Monday, January 9, 2012

Critical Judgment

One of the most valuable aspects of intimacy is the willingness (and courage) of your partner to illuminate one's character defects. Ma'ikwe has been working with me lately about how critical I am, making it clear how worn down she feels being in its corrosive presence. (It's not that I'm like that all the time, or even most of the time; yet I'm like that often enough to be an exhausting pattern.)

As you might imagine, the worst dynamic for her is when I'm directing this negativity toward her. However, she's also tired of witnessing my picking apart others, and has been urging me to be both more gracious in my comments and more mindful about when to give criticism.

(While Ma'ikwe appreciates that I'm not one to indulge in false compliments, or to sugarcoat feedback to the point where you have to shift through layers of cotton candy to uncover the substantive nugget buried in the verbiage, her main concern is my tendency toward the caustic; not my willingness to speak up, or my ability to be incisive.)

Like most people, she has some of this in her as well, and I'm nervous about the possibility of my lashing back at her if she points out my doing it at a time when I feel she's giving as good as she's getting. While it wouldn't be fair that I be held to a standard that she is exempt from, she's not asking for that. I just don't trust that the exchange would be constructive (that my pointing out her criticality will come across as deflection, or anything more than another example of my negativity).

Ma'ikwe thinks that I'm mostly unconscious about how much I'm negative, and I suspect she's right. That is, we both agree that I probably drift into being critical without awareness, and she's offered to let me know when she thinks it's happening, with the idea that increased awareness will help me get a handle on it. We've agreed that she can simply say "Ouch!" in those moments as a shorthand signal. Unless I can see her fingers pinched in a door jamb (suggesting that the pain she's feeling may not be caused by me), I'll know that she's having a reaction to my dumping.

To be clear, Ma'ikwe isn't asking me to forego critical judgment; she's asking me to use better judgment about when to be critical. There are definitely times when critical comments are in order (three obvious examples are: a) when they are requested; b) when evaluating proposals; or c) when I'm in a teacher relationship and am correcting ineffective or inappropriate student choices). Ma'ikwe is focusing on my tendency to be critical as one of the ways I share what's going on for me—without her (or anyone else) having asked for that analysis. What I see as transparency (opening up about what I'm chewing on, or what's chewing on me), she experiences as an uninvited dip in an acid bath.

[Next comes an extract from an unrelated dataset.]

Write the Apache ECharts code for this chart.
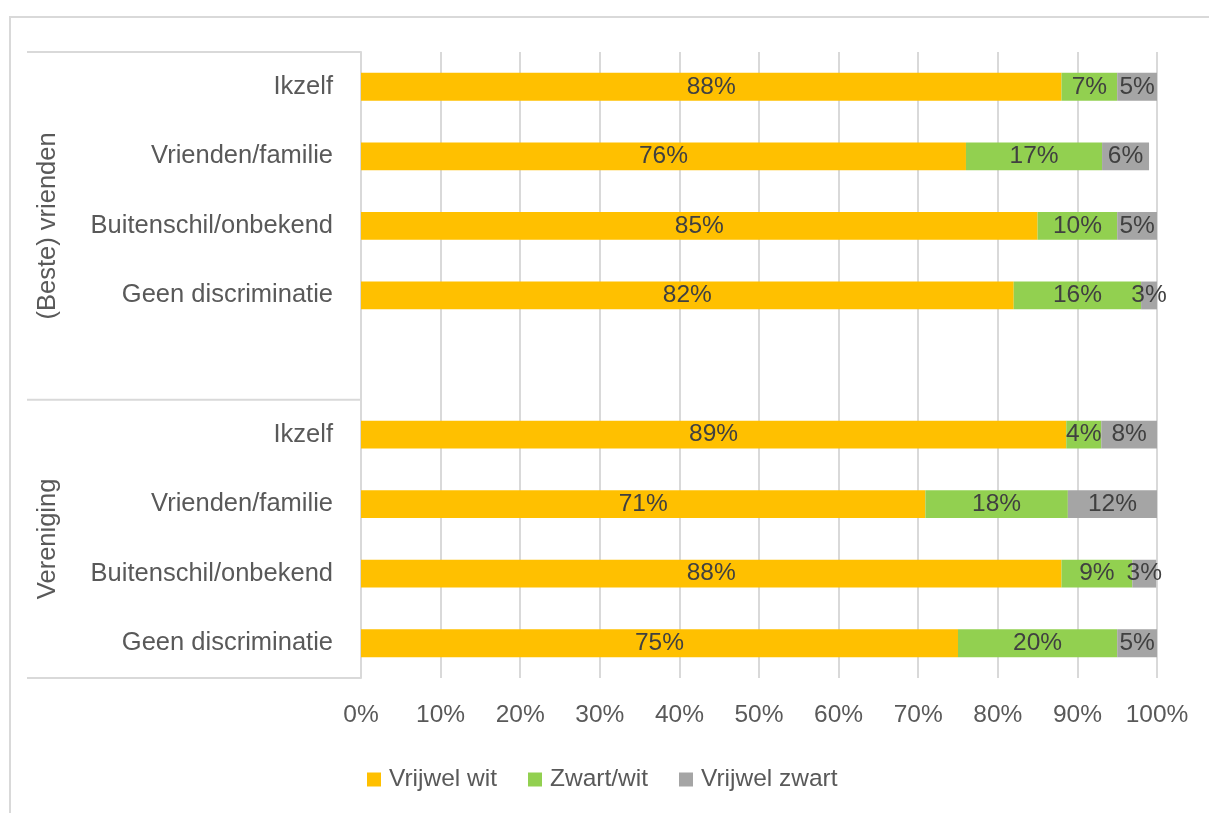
<!DOCTYPE html>
<html>
<head>
<meta charset="utf-8">
<script src="https://cdn.jsdelivr.net/npm/echarts@6/dist/echarts.min.js"></script>
<style>
html,body{margin:0;padding:0;background:#fff;}
#chart{width:1209px;height:813px;}
</style>
</head>
<body>
<div id="chart"></div>
<script>
// ---- data ----
var categories = ['Ikzelf', 'Vrienden/familie', 'Buitenschil/onbekend', 'Geen discriminatie', '',
                  'Ikzelf', 'Vrienden/familie', 'Buitenschil/onbekend', 'Geen discriminatie'];
var groupNames = ['(Beste) vrienden', 'Vereniging'];
var groupSpans = [5, 4];
var seriesNames = ['Vrijwel wit', 'Zwart/wit', 'Vrijwel zwart'];
var vrijwelWit   = [88, 76, 85, 82, null, 88.6, 70.9, 88, 75];
var zwartWit     = [7, 17.1, 10, 16, null, 4.4, 17.9, 8.9, 20];
var vrijwelZwart = [5, 5.9, 5, 2.5, null, 7.5, 11.5, 3, 5];
var xTicks = [0, 10, 20, 30, 40, 50, 60, 70, 80, 90, 100];

var FONT = 'Liberation Sans';
var FS = 24.5;
var FS_CAT = 25.5;
var colors = ['#FFC000', '#92D050', '#A5A5A5'];

// group label positions in category-slot units (derived from spans)
var groupCenters = [];
var groupEdges = [0];
(function () {
  var s = 0;
  for (var i = 0; i < groupSpans.length; i++) {
    groupCenters.push(s + groupSpans[i] / 2);
    s += groupSpans[i];
    groupEdges.push(s);
  }
})();

var chart = echarts.init(document.getElementById('chart'), null, {renderer: 'canvas'});

function mkSeries(name, data, color) {
  return {
    name: name,
    type: 'bar',
    stack: 'total',
    barWidth: '40%',
    yAxisIndex: 0,
    data: data,
    itemStyle: {color: color},
    label: {
      show: true,
      position: 'inside',
      color: '#404040',
      fontFamily: FONT,
      fontSize: FS,
      formatter: function (p) { return p.value == null ? '' : Math.round(p.value) + '%'; }
    },
    emphasis: {disabled: true}
  };
}

var option = {
  animation: false,
  backgroundColor: '#ffffff',
  textStyle: {fontFamily: FONT},
  grid: {left: 361, right: 52, top: 52, bottom: 135},
  xAxis: {
    type: 'value',
    min: xTicks[0],
    max: xTicks[xTicks.length - 1],
    interval: xTicks[1] - xTicks[0],
    axisLine: {show: false},
    axisTick: {show: false},
    splitLine: {show: true, lineStyle: {color: '#d9d9d9', width: 2}},
    axisLabel: {
      color: '#595959', fontFamily: FONT, fontSize: FS, margin: 25,
      formatter: '{value}%'
    }
  },
  yAxis: [{
    type: 'category',
    inverse: true,
    data: categories,
    axisLine: {show: true, lineStyle: {color: '#d9d9d9', width: 2}},
    axisTick: {show: false},
    splitLine: {show: false},
    axisLabel: {color: '#595959', fontFamily: FONT, fontSize: FS_CAT, margin: 28}
  }, {
    // outer level of the multi-level category axis
    type: 'value',
    position: 'left',
    inverse: true,
    min: 0,
    max: categories.length,
    axisLine: {show: false},
    axisTick: {show: false},
    splitLine: {show: false},
    axisLabel: {
      show: true,
      customValues: groupCenters,
      rotate: 90,
      margin: 300,
      color: '#595959', fontFamily: FONT, fontSize: FS_CAT,
      formatter: function (v) {
        var idx = groupCenters.indexOf(v);
        return idx >= 0 ? groupNames[idx] : '';
      }
    }
  }],
  legend: {
    data: seriesNames,
    left: 362,
    top: 762,
    icon: 'rect',
    itemWidth: 14,
    itemHeight: 14,
    itemGap: 31,
    textStyle: {color: '#595959', fontFamily: FONT, fontSize: FS, padding: [0, 0, 0, 3]}
  },
  series: [
    mkSeries(seriesNames[0], vrijwelWit, colors[0]),
    mkSeries(seriesNames[1], zwartWit, colors[1]),
    mkSeries(seriesNames[2], vrijwelZwart, colors[2])
  ]
};
chart.setOption(option);

// separator lines of the multi-level axis, positioned through the axis scale
var axisX = chart.convertToPixel({xAxisIndex: 0}, 0);
var lineLeft = 27;
var graphics = [{
  type: 'rect', silent: true, z: -10,
  shape: {x: 10, y: 17, width: 1300, height: 900},
  style: {fill: null, stroke: '#d9d9d9', lineWidth: 2}
}];
groupEdges.forEach(function (e) {
  var y = chart.convertToPixel({yAxisIndex: 1}, e);
  graphics.push({
    type: 'line', silent: true,
    shape: {x1: lineLeft, y1: y, x2: axisX, y2: y},
    style: {stroke: '#d9d9d9', lineWidth: 2}
  });
});
chart.setOption({graphic: {elements: graphics}});
</script>
</body>
</html>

At this point I've been soaking in Ma'ikwe's comments for six days and it's led to considerable introspection, along with some new wrinkles about how to proceed:

1. I'm trying to be more conscious before speaking, screening what's queuing up in my mouth for nastiness. On the whole, this deliberateness has led to my speaking less. While that wasn't Ma'ikwe's intention (at least I don't think it was), it appears that the world is getting along just fine with fewer pearls dribbling from my lips, and it's humbling how little of what occurs to me to say is actually worth voicing, once I reflect on it.

While all of this adds up to a less caustic auditory environment, what's going on inside Laird's head (you might ask), where the printing presses of my mind keep cranking out manifestos, even if the town crier no longer reads them aloud? Good question. While it's early days, and I don't know yet whether I'll be able to transubstantiate my stomach acid into something that will aid others in digesting my comments without experiencing dyspepsia, I see hope.

2. I can still process critical thoughts, even if they haven't been voiced. While talking things out is part of my normal routine, I can journal instead, talk to myself on solitary walks, or meditate. Wrangling with my wife (and close friends) is not my only option.

3. If I'm having a reaction to something (which is far and away the mostly likely reason I'm chewing on it) I have the option to report on the reaction, rather than launching into an attack. This is an important distinction and almost always works better (if I can only remember to do it). Here's how it might look—based on a not-so-pleasant exchange Ma'ikwe and I had on Friday:

Option A (the unmindful bull-in-a-china-shop approach): "Why are you asking me to create a new list without first checking to see what's been covered by the first one I gave you weeks ago?" [Don't miss the pained expression on my face as you read the script.]

Option B (where I report first on my emotional state): "I notice I'm having a reaction to this request. I'm feeling irritated and disrespected that you're asking me to do redo work that I think was mostly already sent to you."

While these two statements mostly convey the same thing, Option B has a much better chance of not starting a border dispute. If you're not sure this would make a difference, just ask Ma'ikwe.